Scientists have discovered the presence of one of the most crucial ingredients for life on Jupiter’s icy moon.
When it comes to seeking out signs of extraterrestrial life within our own solar system, no target has proven more tantalizing than Europa – a world thought to be home to a potentially habitable ocean of liquid water hidden deep beneath a thick icy exterior shell.
It’s by no means a large world – measuring around 2,000 miles across (slightly smaller than the Earth’s moon) – but its ocean, if it has one, could be up to 100 miles deep.
Now scientists analyzing data captured by the James Webb Space Telescope have revealed one more reason to get excited about its prospects as a home to alien life – the presence of carbon.
The findings suggest that carbon-dioxide ice on Europa’s surface has come from the depths of the Jovian moon’s subterranean ocean, several miles down beneath the icy crust.
“This is a big deal and I am very excited by it,” said study co-author and geochemist Dr Christopher Glein. “We don’t know yet if life is actually present in Europa’s ocean.”
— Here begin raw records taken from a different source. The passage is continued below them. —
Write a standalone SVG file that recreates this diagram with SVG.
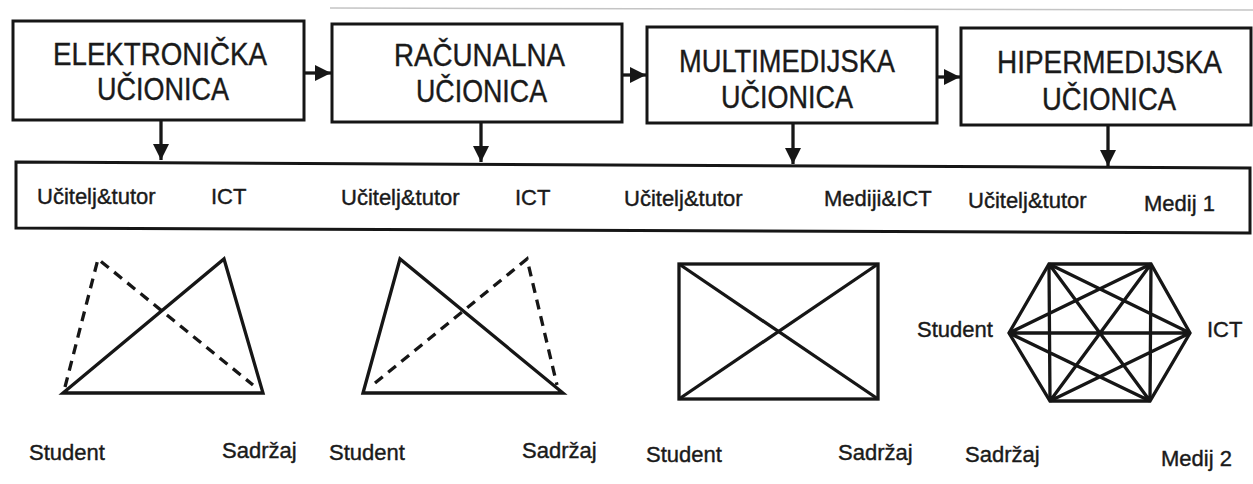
<svg xmlns="http://www.w3.org/2000/svg" width="1253" height="484" viewBox="0 0 1253 484">
<defs>
<style>
.box{fill:#fff;stroke:#161616;stroke-width:3}
.ln{fill:none;stroke:#161616;stroke-width:3.3;stroke-linejoin:miter}
.dash{fill:none;stroke:#161616;stroke-width:3.3;stroke-dasharray:10 7}
.title{font-family:"Liberation Sans",Arial,sans-serif;font-size:32px;fill:#1a1a1a;stroke:#1a1a1a;stroke-width:0.4}
.lbl{font-family:"Liberation Sans",Arial,sans-serif;font-size:22px;fill:#1a1a1a;stroke:#1a1a1a;stroke-width:0.4}
</style>
<marker id="ah" viewBox="0 0 10 10" refX="10" refY="5" markerWidth="5" markerHeight="5" markerUnits="strokeWidth" orient="auto">
<path d="M0,0 L10,5 L0,10 Z" fill="#161616"/>
</marker>
</defs>
<rect width="1253" height="484" fill="#fff"/>
<line x1="330" y1="8" x2="1253" y2="10" stroke="#c4c4c4" stroke-width="1.5"/>

<g id="n1">
<rect class="box" x="13" y="21" width="291" height="99"/>
<text class="title" x="53" y="65" textLength="214" lengthAdjust="spacingAndGlyphs">ELEKTRONIČKA</text>
<text class="title" x="97" y="100" textLength="132" lengthAdjust="spacingAndGlyphs">UČIONICA</text>
</g>
<g id="n2">
<rect class="box" x="332" y="24" width="290" height="98"/>
<text class="title" x="394" y="66" textLength="171" lengthAdjust="spacingAndGlyphs">RAČUNALNA</text>
<text class="title" x="416" y="102" textLength="131" lengthAdjust="spacingAndGlyphs">UČIONICA</text>
</g>
<g id="n3">
<rect class="box" x="647" y="27" width="290" height="96"/>
<text class="title" x="679" y="72" textLength="216" lengthAdjust="spacingAndGlyphs">MULTIMEDIJSKA</text>
<text class="title" x="721" y="108" textLength="132" lengthAdjust="spacingAndGlyphs">UČIONICA</text>
</g>
<g id="n4">
<rect class="box" x="961" y="28" width="290" height="97"/>
<text class="title" x="997" y="73" textLength="225" lengthAdjust="spacingAndGlyphs">HIPERMEDIJSKA</text>
<text class="title" x="1042" y="110" textLength="134" lengthAdjust="spacingAndGlyphs">UČIONICA</text>
</g>

<g id="row">
<polygon class="box" points="16,162 1250,168 1250,233 16,228"/>
<text class="lbl" x="37" y="204">Učitelj&amp;tutor</text>
<text class="lbl" x="211" y="204">ICT</text>
<text class="lbl" x="341" y="205">Učitelj&amp;tutor</text>
<text class="lbl" x="515" y="205">ICT</text>
<text class="lbl" x="624" y="206">Učitelj&amp;tutor</text>
<text class="lbl" x="824" y="206">Mediji&amp;ICT</text>
<text class="lbl" x="968" y="208">Učitelj&amp;tutor</text>
<text class="lbl" x="1144" y="211">Medij 1</text>
</g>

<g id="connectors">
<line class="ln" x1="304" y1="73" x2="331" y2="73" marker-end="url(#ah)"/>
<line class="ln" x1="622" y1="75" x2="646" y2="75" marker-end="url(#ah)"/>
<line class="ln" x1="937" y1="77" x2="960" y2="77" marker-end="url(#ah)"/>
<line class="ln" x1="161" y1="120" x2="161" y2="160" marker-end="url(#ah)"/>
<line class="ln" x1="481" y1="122" x2="481" y2="162" marker-end="url(#ah)"/>
<line class="ln" x1="793" y1="123" x2="793" y2="164" marker-end="url(#ah)"/>
<line class="ln" x1="1108" y1="125" x2="1108" y2="166" marker-end="url(#ah)"/>
</g>

<g id="d1">
<polyline class="dash" points="65,387 98,259 253,385"/>
<polygon class="ln" points="63,393 224,259 263,393"/>
<text class="lbl" x="29" y="460">Student</text>
<text class="lbl" x="222" y="458">Sadržaj</text>
</g>
<g id="d2">
<polyline class="dash" points="375,383 527,259 557,385"/>
<polygon class="ln" points="363,393 400,259 563,393"/>
<text class="lbl" x="329" y="460">Student</text>
<text class="lbl" x="522" y="458">Sadržaj</text>
</g>
<g id="d3">
<rect class="ln" x="679" y="264" width="199" height="135"/>
<line class="ln" x1="679" y1="264" x2="878" y2="399"/>
<line class="ln" x1="878" y1="264" x2="679" y2="399"/>
<text class="lbl" x="646" y="462">Student</text>
<text class="lbl" x="838" y="460">Sadržaj</text>
</g>
<g id="d4">
<polygon class="ln" points="1049,264 1151,264 1190,333 1150,401 1050,401 1009,333"/>
<path class="ln" d="M1049,264 L1190,333 M1049,264 L1150,401 M1049,264 L1050,401 M1151,264 L1050,401 M1151,264 L1009,333 M1151,264 L1150,401 M1190,333 L1050,401 M1190,333 L1009,333 M1150,401 L1009,333"/>
<text class="lbl" x="917" y="337">Student</text>
<text class="lbl" x="1207" y="337">ICT</text>
<text class="lbl" x="965" y="462">Sadržaj</text>
<text class="lbl" x="1161" y="466">Medij 2</text>
</g>
</svg>
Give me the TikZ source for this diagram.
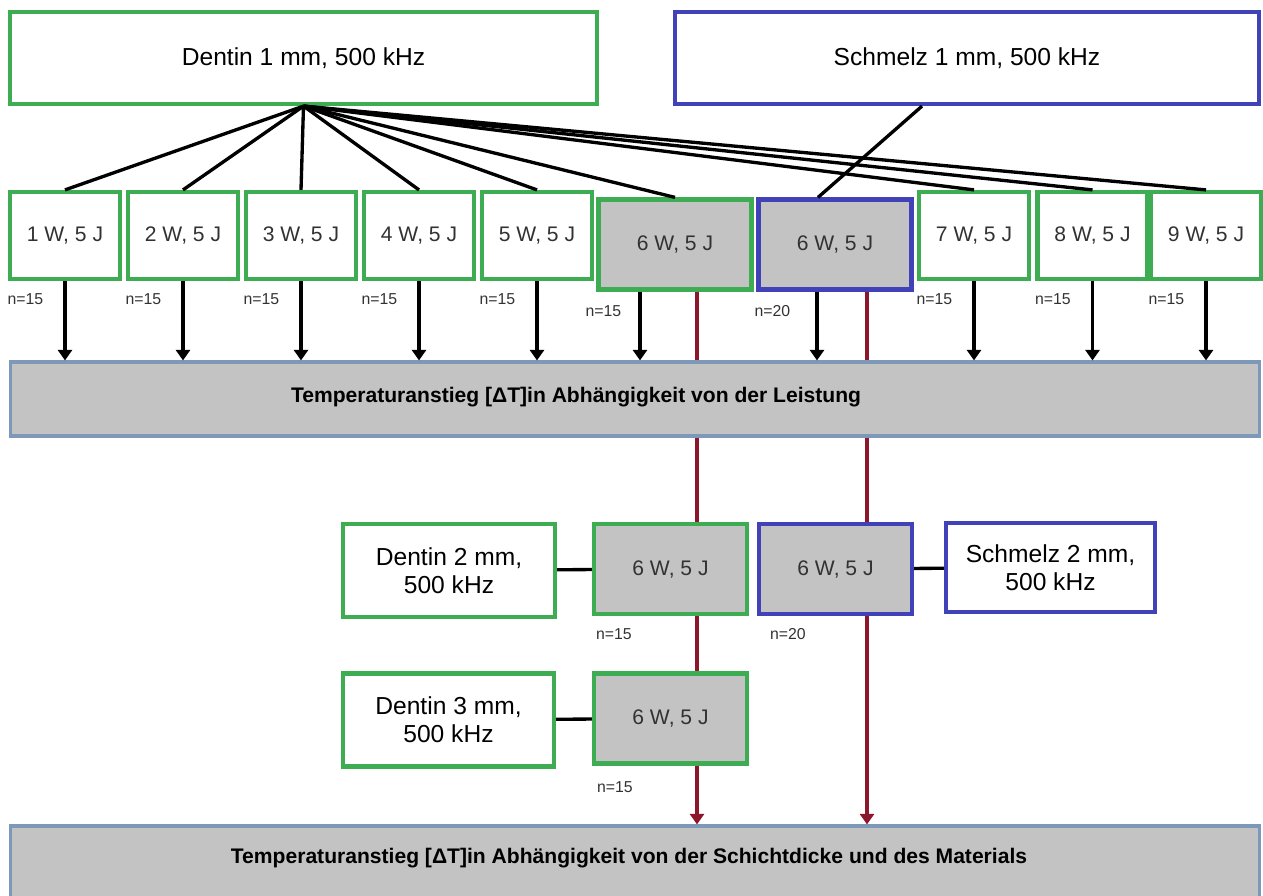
\documentclass[tikz,border=0pt]{standalone}
\usepackage{fontspec}
\setmainfont{Liberation Sans}
\usetikzlibrary{arrows.meta,positioning}
\definecolor{dgreen}{RGB}{62,172,82}
\definecolor{dblue}{RGB}{66,66,184}
\definecolor{dred}{RGB}{140,22,42}
\definecolor{boxgray}{RGB}{195,195,195}
\definecolor{barblue}{RGB}{125,152,184}
\definecolor{txtgray}{RGB}{50,50,50}

\begin{document}
\begin{tikzpicture}[x=0.02cm,y=-0.02cm,
  box/.style={draw,line width=2.4pt,fill=white,align=center,inner sep=2pt},
  gbox/.style={box,draw=dgreen},
  bbox/.style={box,draw=dblue},
  small/.style={minimum width=2.2cm,minimum height=1.74cm,font=\fontsize{12}{14}\selectfont,text=txtgray},
  six/.style={fill=boxgray,minimum width=3.06cm,minimum height=1.8cm,font=\fontsize{12}{14}\selectfont,text=txtgray},
  big/.style={font=\fontsize{14}{16}\selectfont},
  bar/.style={draw=barblue,fill=boxgray,line width=1.8pt,minimum width=25cm,minimum height=1.48cm},
  bartext/.style={font=\bfseries\fontsize{12}{14}\selectfont},
  nlab/.style={font=\fontsize{9}{10}\selectfont,inner sep=1pt,text=txtgray},
  link/.style={line width=1.9pt},
  arr/.style={line width=2pt,-{Triangle[width=8pt,length=6pt]}},
  rline/.style={draw=dred,line width=2pt},
  rarr/.style={rline,-{Triangle[width=8pt,length=6pt]}}]
\useasboundingbox (0,0) rectangle (1263,895);

\node[gbox,big,minimum width=11.74cm,minimum height=1.84cm] (d1) at (303.5,58) {Dentin 1 mm, 500 kHz};
\node[bbox,big,minimum width=11.68cm,minimum height=1.84cm] (s1) at (967,58) {Schmelz 1 mm, 500 kHz};

\node[gbox,small] (w1) at (65,235.5) {1 W, 5 J};
\node[gbox,small] (w2) at (183,235.5) {2 W, 5 J};
\node[gbox,small] (w3) at (301,235.5) {3 W, 5 J};
\node[gbox,small] (w4) at (419,235.5) {4 W, 5 J};
\node[gbox,small] (w5) at (537,235.5) {5 W, 5 J};
\node[gbox,six] (g6) at (675,244.5) {6 W, 5 J};
\node[bbox,six] (b6) at (835,244.5) {6 W, 5 J};
\node[gbox,small] (w7) at (974,235.5) {7 W, 5 J};
\node[gbox,small] (w8) at (1092.5,235.5) {8 W, 5 J};
\node[gbox,small] (w9) at (1206,235.5) {9 W, 5 J};

\node[nlab,below right=0.2cm and -0.05cm of w1.south west] (n1) {n=15};
\node[nlab,below right=0.2cm and -0.05cm of w2.south west] (n2) {n=15};
\node[nlab,below right=0.2cm and -0.05cm of w3.south west] (n3) {n=15};
\node[nlab,below right=0.2cm and -0.05cm of w4.south west] (n4) {n=15};
\node[nlab,below right=0.2cm and -0.05cm of w5.south west] (n5) {n=15};
\node[nlab,below right=0.24cm and -0.26cm of g6.south west] (ng) {n=15};
\node[nlab,below right=0.24cm and -0.08cm of b6.south west] (nb) {n=20};
\node[nlab,below right=0.2cm and -0.05cm of w7.south west] (n7) {n=15};
\node[nlab,below right=0.2cm and -0.05cm of w8.south west] (n8) {n=15};
\node[nlab,below right=0.2cm and -0.05cm of w9.south west] (n9) {n=15};

\node[bar] (bar1) at (635,399) {};
\node[bartext] (t1) at (576,397) {Temperaturanstieg [ΔT]in Abhängigkeit von der Leistung};

\node[gbox,big,minimum width=4.24cm,minimum height=1.86cm] (d2) at (449,570.5) {Dentin 2 mm,\\500 kHz};
\node[gbox,six] (g6b) at (670.5,569) {6 W, 5 J};
\node[bbox,six] (b6b) at (835.5,569) {6 W, 5 J};
\node[bbox,big,minimum width=4.18cm,minimum height=1.78cm] (s2) at (1050.5,567.5) {Schmelz 2 mm,\\500 kHz};
\node[nlab,below right=0.2cm and 0.04cm of g6b.south west] (ng2) {n=15};
\node[nlab,below right=0.2cm and 0.22cm of b6b.south west] (nb2) {n=20};

\node[gbox,big,minimum width=4.22cm,minimum height=1.86cm] (d3) at (448.5,720) {Dentin 3 mm,\\500 kHz};
\node[gbox,six] (g6c) at (670.5,718.5) {6 W, 5 J};
\node[nlab,below right=0.28cm and 0.06cm of g6c.south west] (ng3) {n=15};

\node[bar] (bar2) at (635,863) {};
\node[bartext] (t2) at (629,858) {Temperaturanstieg [ΔT]in Abhängigkeit von der Schichtdicke und des Materials};

\coordinate (kg) at (640,0);
\coordinate (rg) at (697,0);
\coordinate (kb) at (817,0);
\coordinate (rb) at (867,0);

\draw[link] (d1.south) -- (w1.north);
\draw[link] (d1.south) -- (w2.north);
\draw[link] (d1.south) -- (w3.north);
\draw[link] (d1.south) -- (w4.north);
\draw[link] (d1.south) -- (w5.north);
\draw[link] (d1.south) -- (g6.north);
\draw[link] (d1.south) -- (w7.north);
\draw[link] (d1.south) -- (w8.north);
\draw[link] (d1.south) -- (w9.north);
\draw[link] ([xshift=-0.9cm]s1.south) -- ([xshift=-0.34cm]b6.north);

\draw[arr] (w1.south) -- (w1.south |- bar1.north);
\draw[arr] (w2.south) -- (w2.south |- bar1.north);
\draw[arr] (w3.south) -- (w3.south |- bar1.north);
\draw[arr] (w4.south) -- (w4.south |- bar1.north);
\draw[arr] (w5.south) -- (w5.south |- bar1.north);
\draw[arr] (g6.south -| kg) -- (bar1.north -| kg);
\draw[arr] (b6.south -| kb) -- (bar1.north -| kb);
\draw[arr] (w7.south) -- (w7.south |- bar1.north);
\draw[arr] (w8.south) -- (w8.south |- bar1.north);
\draw[arr] (w9.south) -- (w9.south |- bar1.north);

\draw[rline] (g6.south -| rg) -- (bar1.north -| rg);
\draw[rline] (bar1.south -| rg) -- (g6b.north -| rg);
\draw[rline] (g6b.south -| rg) -- (g6c.north -| rg);
\draw[rarr] (g6c.south -| rg) -- (bar2.north -| rg);
\draw[rline] (b6.south -| rb) -- (bar1.north -| rb);
\draw[rline] (bar1.south -| rb) -- (b6b.north -| rb);
\draw[rarr] (b6b.south -| rb) -- (bar2.north -| rb);

\draw[link] (d2) -- (g6b);
\draw[link] (d3) -- (g6c);
\draw[link] (b6b) -- (s2);
\end{tikzpicture}
\end{document}
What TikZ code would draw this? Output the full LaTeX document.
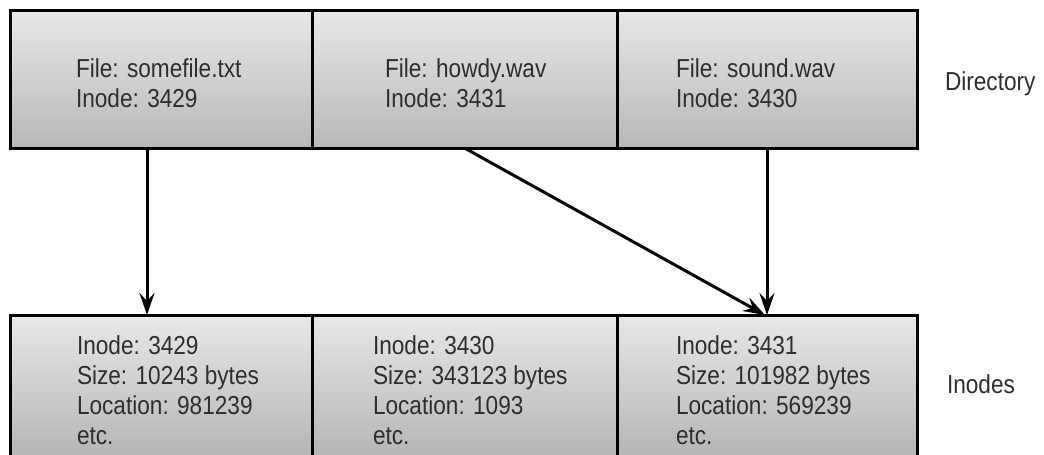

“But this new finding adds evidence to the case that Europa’s ocean would be a good bet for hosting extant life. That environment looks tantalizing from the perspective of astrobiology.”
The discovery is particularly important because of where the carbon is likely to have originated.
“The discovery of carbon dioxide in salt-rich regions of Europa’s ice shell indicates that the CO2 is coming from the ocean below and not from outside sources, such as meteorites and ions bombarding Europa,” said NASA’s Kevin Hand.